No idea what you mean. A(const A&) is a typical copy-ctor, which has a "read-only" access to its only argument. If you pass anything const, everything is fine. If you pass anything non-const, for ctor it becomes const. A a = 1 is a conversion ctor, as you said. A other = a is a copy ctor. What's the question?
Regarding your question's title, in C++ there's no fair way to convert const to non-const.
class A
{
public:
int xx;
A(const A& other)
{
cout << "A cctor" << endl;
/* do some stuff */
// other is const here - you can only call its
// const methods and read all its data members
}
A(int x) : xx(x) {} /* conversion constructor */
// at this point, x is not const, but it's a copy
// of an object you've passed here, not the object itself
// you can change x, it just doesn't matter - you
// change the copy
};
int main()
{
A a = 1; // a is not const, 1 is passed "by value", since it's primitive type
A other = a; // a is not const, other is not const, a is passed by const reference
return 0;
}
Constructor initializes a new copy. And there is no problem in copying from a constant.

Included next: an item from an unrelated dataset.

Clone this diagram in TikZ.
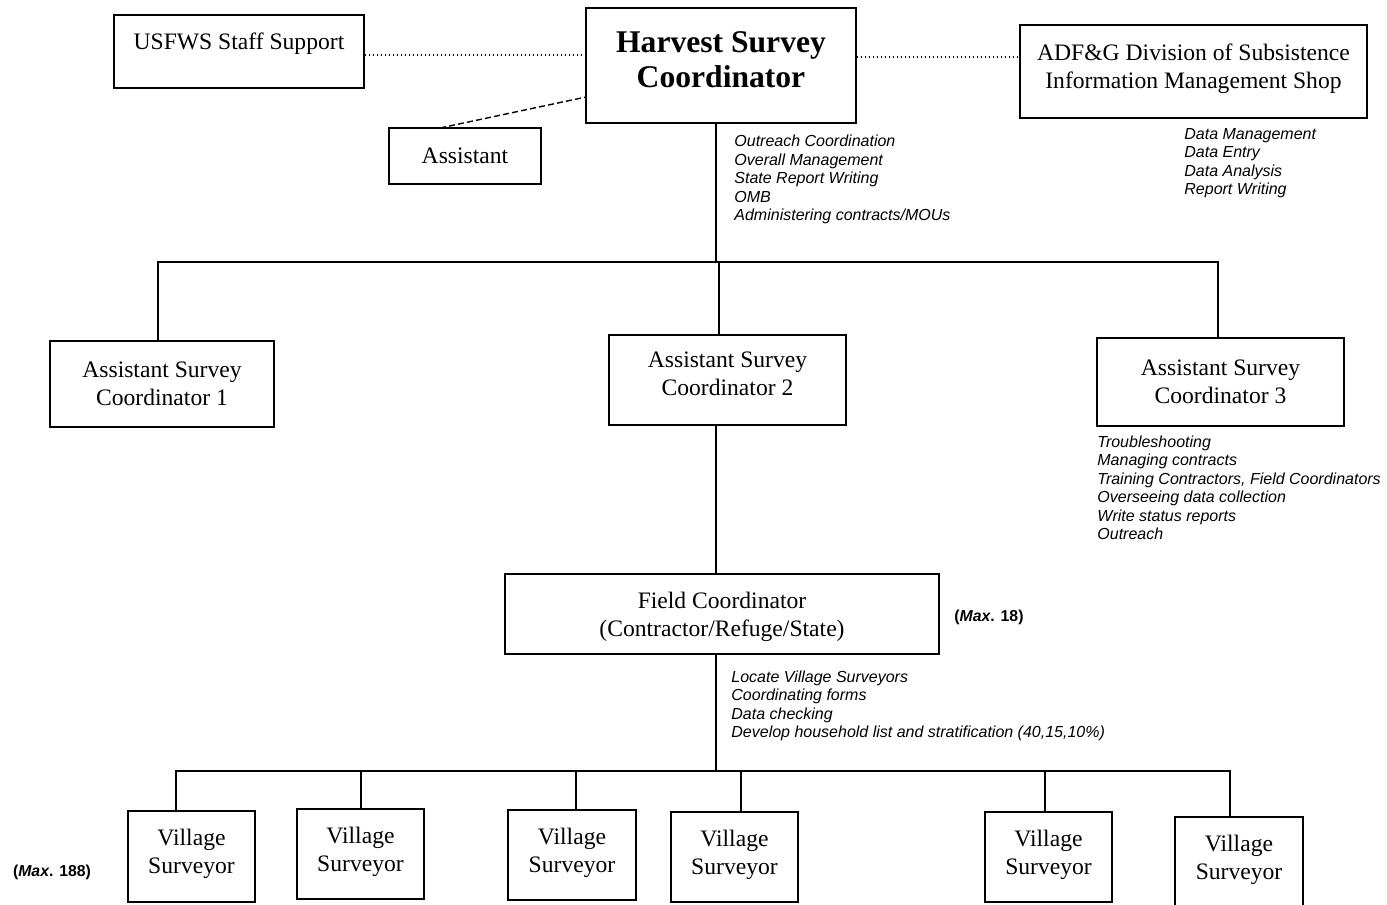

No conversion is involved.
What do you mean by CCtor converts from const to non-const?
If you mean, the non-const object gets created from the const object by invoking the copy-constructor, then yes. But that doesn't mean the const-object itself becomes non-const inside the copy-constructor (or at the call site). It only means that the newly constructed object is created by copying the existing object which is passed as const reference to the copy-constructor.
No the copy constructor creates an copy of the class object by taking another class object as the parameter.

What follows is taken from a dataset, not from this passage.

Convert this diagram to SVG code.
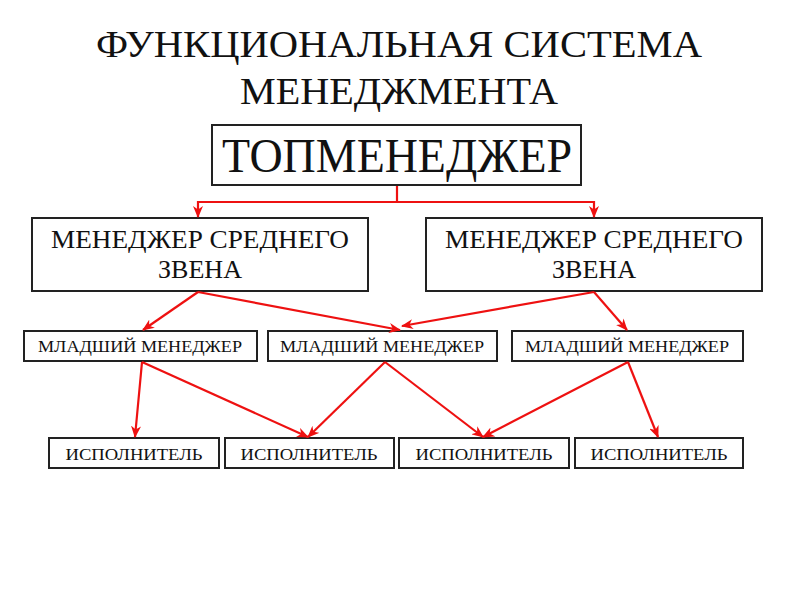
<svg xmlns="http://www.w3.org/2000/svg" width="800" height="600" viewBox="0 0 800 600">
<style>
.box{fill:#fff;stroke:#222;stroke-width:2}
.t{font-family:"Liberation Serif","DejaVu Serif",serif;fill:#111;text-anchor:middle}
.title{font-family:"Liberation Serif","DejaVu Serif",serif;font-size:38px;fill:#111;text-anchor:middle}
.c{fill:none;stroke:#ee1111;stroke-width:2.2;marker-end:url(#ah)}
</style>
<defs>
<marker id="ah" viewBox="0 0 12 10" refX="11" refY="5" markerWidth="12" markerHeight="10" markerUnits="userSpaceOnUse" orient="auto">
<path d="M0,0 L12,5 L0,10 L3.5,5 Z" fill="#ee1111"/>
</marker>
</defs>
<rect width="800" height="600" fill="#fff"/>
<text class="title" x="399" y="57" textLength="606" lengthAdjust="spacingAndGlyphs">ФУНКЦИОНАЛЬНАЯ СИСТЕМА</text>
<text class="title" x="399" y="104" textLength="318" lengthAdjust="spacingAndGlyphs">МЕНЕДЖМЕНТА</text>
<g id="top">
<rect class="box" x="212" y="125" width="369" height="60"/>
<text class="t" x="397" y="172" font-size="48" textLength="350" lengthAdjust="spacingAndGlyphs">ТОПМЕНЕДЖЕР</text>
</g>
<g id="mid1">
<rect class="box" x="32" y="218" width="336" height="73"/>
<text class="t" x="200" y="248" font-size="25" textLength="298" lengthAdjust="spacingAndGlyphs">МЕНЕДЖЕР СРЕДНЕГО</text>
<text class="t" x="200" y="278" font-size="25" textLength="84" lengthAdjust="spacingAndGlyphs">ЗВЕНА</text>
</g>
<g id="mid2">
<rect class="box" x="426" y="218" width="336" height="73"/>
<text class="t" x="594" y="248" font-size="25" textLength="298" lengthAdjust="spacingAndGlyphs">МЕНЕДЖЕР СРЕДНЕГО</text>
<text class="t" x="594" y="278" font-size="25" textLength="84" lengthAdjust="spacingAndGlyphs">ЗВЕНА</text>
</g>
<g id="jr1">
<rect class="box" x="24" y="331" width="233" height="30"/>
<text class="t" x="140" y="352" font-size="16" textLength="204" lengthAdjust="spacingAndGlyphs">МЛАДШИЙ МЕНЕДЖЕР</text>
</g>
<g id="jr2">
<rect class="box" x="268" y="331" width="229" height="30"/>
<text class="t" x="382" y="352" font-size="16" textLength="204" lengthAdjust="spacingAndGlyphs">МЛАДШИЙ МЕНЕДЖЕР</text>
</g>
<g id="jr3">
<rect class="box" x="512" y="331" width="231" height="30"/>
<text class="t" x="627" y="352" font-size="16" textLength="204" lengthAdjust="spacingAndGlyphs">МЛАДШИЙ МЕНЕДЖЕР</text>
</g>
<g id="ex1">
<rect class="box" x="49" y="438" width="170" height="30"/>
<text class="t" x="134" y="460" font-size="16" textLength="137" lengthAdjust="spacingAndGlyphs">ИСПОЛНИТЕЛЬ</text>
</g>
<g id="ex2">
<rect class="box" x="225" y="438" width="169" height="30"/>
<text class="t" x="309" y="460" font-size="16" textLength="137" lengthAdjust="spacingAndGlyphs">ИСПОЛНИТЕЛЬ</text>
</g>
<g id="ex3">
<rect class="box" x="399" y="438" width="170" height="30"/>
<text class="t" x="484" y="460" font-size="16" textLength="137" lengthAdjust="spacingAndGlyphs">ИСПОЛНИТЕЛЬ</text>
</g>
<g id="ex4">
<rect class="box" x="575" y="438" width="168" height="30"/>
<text class="t" x="659" y="460" font-size="16" textLength="137" lengthAdjust="spacingAndGlyphs">ИСПОЛНИТЕЛЬ</text>
</g>
<g id="connectors">
<path d="M397,186 V202" fill="none" stroke="#ee1111" stroke-width="2.2"/>
<path class="c" d="M397,202 H198 V217"/>
<path class="c" d="M397,202 H594 V217"/>
<path class="c" d="M198,292 L143,330"/>
<path class="c" d="M198,292 L400,330"/>
<path class="c" d="M594,292 L402,326"/>
<path class="c" d="M594,292 L627,330"/>
<path class="c" d="M142,362 L135,437"/>
<path class="c" d="M142,362 L308,437"/>
<path class="c" d="M385,362 L308,437"/>
<path class="c" d="M385,362 L483,437"/>
<path class="c" d="M628,362 L483,437"/>
<path class="c" d="M628,362 L658,437"/>
</g>
</svg>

Since in order to construct the new object being passed as parameter is not required to be modified it it passed as an const.
No, it's not converting to a non-const object. Consider this:
A a(42);
const A another = a;
Here, another is a const object, created from a non-const object.
More important, however, is that a constructor creates a new object from an existing one. Whether that new object is const or not does not depend on the existing object. All four possible combinations of const/non-const old/new objects are possible.
In the sense that the A(int) constructor converts from int to A, yes it's true that your copy ctor A(const A&) "converts" from const A to A. For that matter it also "converts" from non-const A to A, since the const reference parameter can bind to either.
And since the same constructor is used to create a const object as to create a non-const one, that copy ctor can also "convert" from A or const A to const A.
I've used "convert" in quotes just because converting from a type to itself or a cv-qualified version of itself is perhaps a confusing use of the term, normally you just call that "copying" rather than conversion.
The constructor parameter can bind to an instance of a derived class of A too, so you might say that it converts derived classes to A. That's normally called "slicing".
Strictly speaking it's not the copy ctor itself that converts anything, but a conversion to A (whether a cast or an implicit conversion) does depend on using a matching constructor. So I suppose the constructor can claim a large part of the credit.